#### Stored rows:
___

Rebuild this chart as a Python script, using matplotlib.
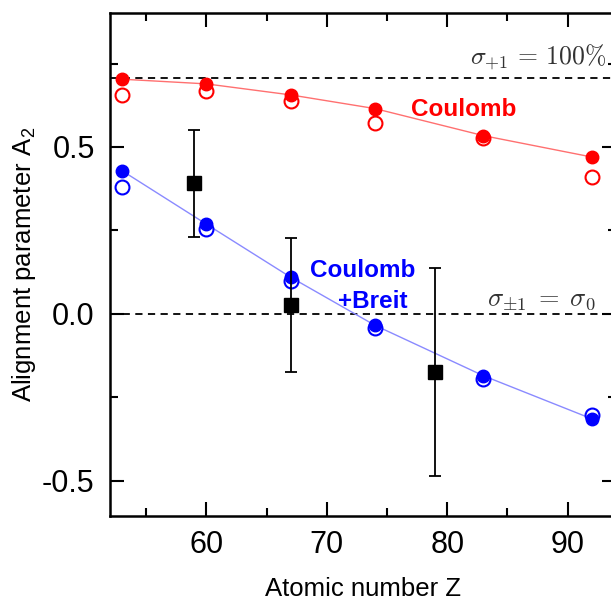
import matplotlib
matplotlib.use("Agg")
import matplotlib.pyplot as plt
from matplotlib.ticker import MultipleLocator

plt.rcParams['font.family'] = ['Liberation Sans', 'DejaVu Sans']
plt.rcParams['mathtext.fontset'] = 'cm'
plt.rcParams['axes.unicode_minus'] = False

# atomic numbers of the calculated points
Z_calc = [53, 60, 67, 74, 83, 92]
# Coulomb only
coul_full = [0.703, 0.689, 0.656, 0.615, 0.534, 0.470]
coul_open = [0.656, 0.669, 0.639, 0.573, 0.526, 0.411]
# Coulomb + Breit
breit_full = [0.429, 0.269, 0.110, -0.034, -0.185, -0.314]
breit_open = [0.381, 0.254, 0.100, -0.043, -0.195, -0.304]

# experiment
Z_exp = [59, 67, 79]
A2_exp = [0.391, 0.027, -0.173]
A2_err = [0.161, 0.200, 0.311]

# reference lines
ref_full = 0.707
ref_zero = 0.0

fig = plt.figure(figsize=(6.11, 6.03), dpi=100)
ax = fig.add_axes([0.180, 0.1443, 0.828, 0.834])

red = '#ff0000'
blue = '#0000ff'

ax.axhline(ref_full, color='black', ls=(0, (4, 3)), lw=1.3, zorder=1)
ax.axhline(ref_zero, color='black', ls=(0, (4, 3)), lw=1.3, zorder=1)

ax.plot(Z_calc, coul_full, color='#ff7070', lw=1.0, zorder=2)
ax.plot(Z_calc, breit_full, color='#8a8aff', lw=1.0, zorder=2)

ax.plot(Z_calc, coul_open, 'o', ms=10, mfc='white', mec=red, mew=1.5, zorder=3)
ax.plot(Z_calc, coul_full, 'o', ms=9, color=red, zorder=4)
ax.plot(Z_calc, breit_open, 'o', ms=10, mfc='white', mec=blue, mew=1.5, zorder=3)
ax.plot(Z_calc, breit_full, 'o', ms=9, color=blue, zorder=4)

ax.errorbar(Z_exp, A2_exp, yerr=A2_err, fmt='s', ms=10.5, color='black',
            ecolor='black', elinewidth=1.3, capsize=4.5, capthick=1.3, zorder=5)

ax.text(81.4, 0.611, 'Coulomb', color=red, fontsize=17.5, fontweight='bold',
        ha='center', va='center')
ax.text(73.0, 0.130, 'Coulomb', color=blue, fontsize=17.5, fontweight='bold',
        ha='center', va='center')
ax.text(73.8, 0.037, '+Breit', color=blue, fontsize=17.5, fontweight='bold',
        ha='center', va='center')
ax.text(81.9, 0.751, r'$\sigma_{+1} \,=\, 100\%$', fontsize=18.5, color='#333333',
        ha='left', va='baseline')
ax.text(83.3, 0.024, r'$\sigma_{\pm1} \;=\; \sigma_0$', fontsize=19, color='#333333',
        ha='left', va='baseline')

ax.set_xlim(52, 94)
ax.set_ylim(-0.605, 0.901)
ax.xaxis.set_major_locator(MultipleLocator(10))
ax.xaxis.set_minor_locator(MultipleLocator(5))
ax.yaxis.set_major_locator(MultipleLocator(0.5))
ax.yaxis.set_minor_locator(MultipleLocator(0.25))
ax.tick_params(which='both', direction='in', top=True, right=True, width=1.5)
ax.tick_params(which='major', length=10, labelsize=22, pad=10)
ax.tick_params(axis='y', which='major', pad=11)
ax.tick_params(which='minor', length=6)
for s in ax.spines.values():
    s.set_linewidth(1.8)

ax.set_xlabel('Atomic number Z', fontsize=18.5, labelpad=12)
ax.set_ylabel(r'Alignment parameter A$_\mathregular{2}$', fontsize=18.5, labelpad=3)

fig.savefig('out.png', dpi=100)
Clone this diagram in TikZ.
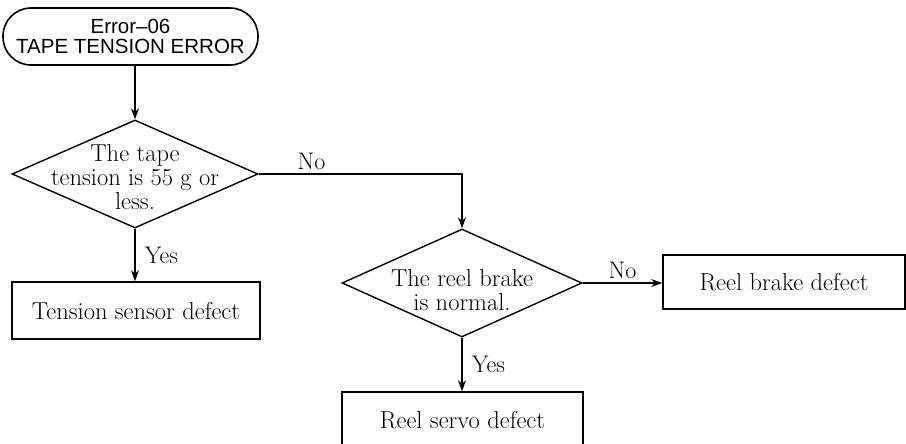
\documentclass[tikz,border=0pt]{standalone}
\usepackage{fontspec}
\newfontfamily\termfont[Ligatures=TeX]{Liberation Sans}
\usetikzlibrary{shapes.geometric,arrows.meta}
\begin{document}
\begin{tikzpicture}[
    x=1pt, y=-1pt,
    start/.style={draw, line width=1.6pt, rounded corners=28pt, minimum width=255pt, minimum height=57pt, inner sep=0pt, align=center, font=\termfont\fontsize{20.5}{20.5}\selectfont},
    decision/.style={diamond, draw, line width=1.4pt, inner sep=0pt},
    qtext/.style={align=center, font=\fontsize{24.5}{24}\selectfont},
    result/.style={draw, line width=1.6pt, font=\fontsize{24.5}{24}\selectfont},
    flow/.style={-{Stealth[length=11pt,width=8pt]}, line width=1.2pt},
    answer/.style={font=\fontsize{24}{24}\selectfont}
]
    \useasboundingbox (0,0) rectangle (906,444);

    % Start
    \node[start] (err) at (130.5,36.5) {Error--06\\TAPE TENSION ERROR};

    % First question
    \node[decision, minimum width=246pt, minimum height=108pt] (q1) at (135,174) {};
    \node[qtext, yshift=-3pt] at (q1) {The tape\\tension is 55 g or\\less.};
    \draw[flow] (err.south -| q1.north) -- (q1.north);

    \node[result, minimum width=248pt, minimum height=57pt] (sensor) at (136,310.5) {Tension sensor defect};
    \draw[flow] (q1.south) -- node[answer, right=6pt] {Yes} (sensor.north -| q1.south);

    % Second question
    \node[decision, minimum width=240pt, minimum height=108pt] (q2) at (462,283) {};
    \node[qtext, yshift=-7pt] at (q2) {The reel brake\\is normal.};
    \draw[flow] (q1.east) -- node[answer, above, pos=0.26] {No} (q1.east -| q2.north) -- (q2.north);

    \node[result, minimum width=242pt, minimum height=54pt] (brake) at (784,282) {Reel brake defect};
    \draw[flow] (q2.east) -- node[answer, above] {No} (brake.west |- q2.east);

    \node[result, minimum width=241pt, minimum height=56pt] (servo) at (462.5,420) {Reel servo defect};
    \draw[flow] (q2.south) -- node[answer, right=6pt] {Yes} (servo.north -| q2.south);
\end{tikzpicture}
\end{document}
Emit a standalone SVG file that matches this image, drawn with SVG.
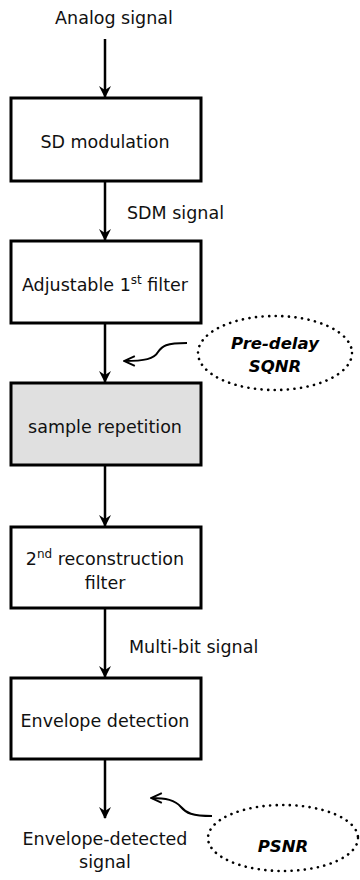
<svg xmlns="http://www.w3.org/2000/svg" width="360" height="880" viewBox="0 0 360 880">
<defs>
<style>
.box{fill:#fff;stroke:#000;stroke-width:3}
.gray{fill:#e0e0e0}
.t{font-family:"DejaVu Sans",Verdana,sans-serif;font-size:17.5px;fill:#111;text-anchor:middle}
.l{font-family:"DejaVu Sans",Verdana,sans-serif;font-size:17.5px;fill:#111}
.b{font-family:"DejaVu Sans",Verdana,sans-serif;font-size:16.5px;font-weight:bold;font-style:italic;fill:#000;text-anchor:middle}
.ln{stroke:#000;stroke-width:2.5;fill:none}
.cv{stroke:#000;stroke-width:2;fill:none}
.dot{fill:none;stroke:#000;stroke-width:2.6;stroke-dasharray:0.1 6.5;stroke-linecap:round}
</style>
<marker id="ah" viewBox="0 0 12 14" refX="11" refY="7" markerWidth="12" markerHeight="14" markerUnits="userSpaceOnUse" orient="auto">
<path d="M0,1 L12,7 L0,13 L4,7 Z" fill="#000"/>
</marker>
<marker id="oh" viewBox="0 0 12 12" refX="11" refY="6" markerWidth="13" markerHeight="13" markerUnits="userSpaceOnUse" orient="auto">
<path d="M1,1.5 L11,6 L1,10.5" fill="none" stroke="#000" stroke-width="1.8"/>
</marker>
</defs>
<g id="connectors">
<line class="ln" x1="105" y1="39" x2="105" y2="97" marker-end="url(#ah)"/>
<line class="ln" x1="105" y1="182" x2="105" y2="240" marker-end="url(#ah)"/>
<line class="ln" x1="105" y1="324" x2="105" y2="382" marker-end="url(#ah)"/>
<line class="ln" x1="105" y1="466" x2="105" y2="526" marker-end="url(#ah)"/>
<line class="ln" x1="105" y1="609" x2="105" y2="677" marker-end="url(#ah)"/>
<line class="ln" x1="105" y1="760" x2="105" y2="818" marker-end="url(#ah)"/>
<path class="cv" d="M187,343 C166,343 162,346 158,352 C154,359 145,361 124,361" marker-end="url(#oh)"/>
<path class="cv" d="M212,816 C192,816 186,813 181,807 C175,800 166,798 151,798" marker-end="url(#oh)"/>
<text class="l" x="127" y="219">SDM signal</text>
<text class="l" x="129" y="653">Multi-bit signal</text>
</g>
<g id="analog"><text class="t" x="114" y="24">Analog signal</text></g>
<g id="sd"><rect class="box" x="11" y="98" width="190" height="83"/><text class="t" x="105" y="148">SD modulation</text></g>
<g id="adj"><rect class="box" x="11" y="241" width="190" height="82"/><text class="t" x="105" y="291">Adjustable 1<tspan font-size="12" dy="-7">st</tspan><tspan dy="7"> filter</tspan></text></g>
<g id="rep"><rect class="box gray" x="11" y="383" width="190" height="82"/><text class="t" x="105" y="433">sample repetition</text></g>
<g id="recon"><rect class="box" x="11" y="527" width="190" height="81"/><text class="t" x="105" y="565">2<tspan font-size="12" dy="-7">nd</tspan><tspan dy="7"> reconstruction</tspan></text><text class="t" x="105" y="589">filter</text></g>
<g id="env"><rect class="box" x="11" y="678" width="190" height="81"/><text class="t" x="105" y="727">Envelope detection</text></g>
<g id="out"><text class="t" x="105" y="845">Envelope-detected</text><text class="t" x="105" y="868">signal</text></g>
<g id="sqnr"><ellipse class="dot" cx="275" cy="353" rx="77" ry="37"/><text class="b" x="275" y="349">Pre-delay</text><text class="b" x="275" y="372">SQNR</text></g>
<g id="psnr"><ellipse class="dot" cx="283" cy="838" rx="75" ry="33"/><text class="b" x="283" y="852" font-size="18.5">PSNR</text></g>
</svg>
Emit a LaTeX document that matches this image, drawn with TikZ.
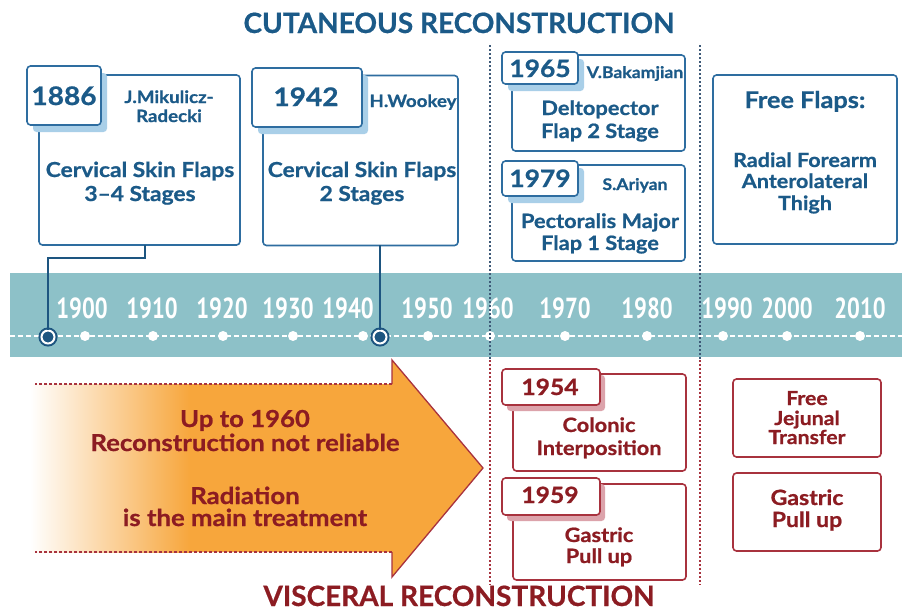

___

#### Task:
Set the lines above down again, word for word, from the first through the one containing "breit_open = [0.381, 0.254, 0.100, -0.043, -0.195, -0.304]"; pictures excluded.

#### Correct output:
Rebuild this chart as a Python script, using matplotlib.
import matplotlib
matplotlib.use("Agg")
import matplotlib.pyplot as plt
from matplotlib.ticker import MultipleLocator

plt.rcParams['font.family'] = ['Liberation Sans', 'DejaVu Sans']
plt.rcParams['mathtext.fontset'] = 'cm'
plt.rcParams['axes.unicode_minus'] = False

# atomic numbers of the calculated points
Z_calc = [53, 60, 67, 74, 83, 92]
# Coulomb only
coul_full = [0.703, 0.689, 0.656, 0.615, 0.534, 0.470]
coul_open = [0.656, 0.669, 0.639, 0.573, 0.526, 0.411]
# Coulomb + Breit
breit_full = [0.429, 0.269, 0.110, -0.034, -0.185, -0.314]
breit_open = [0.381, 0.254, 0.100, -0.043, -0.195, -0.304]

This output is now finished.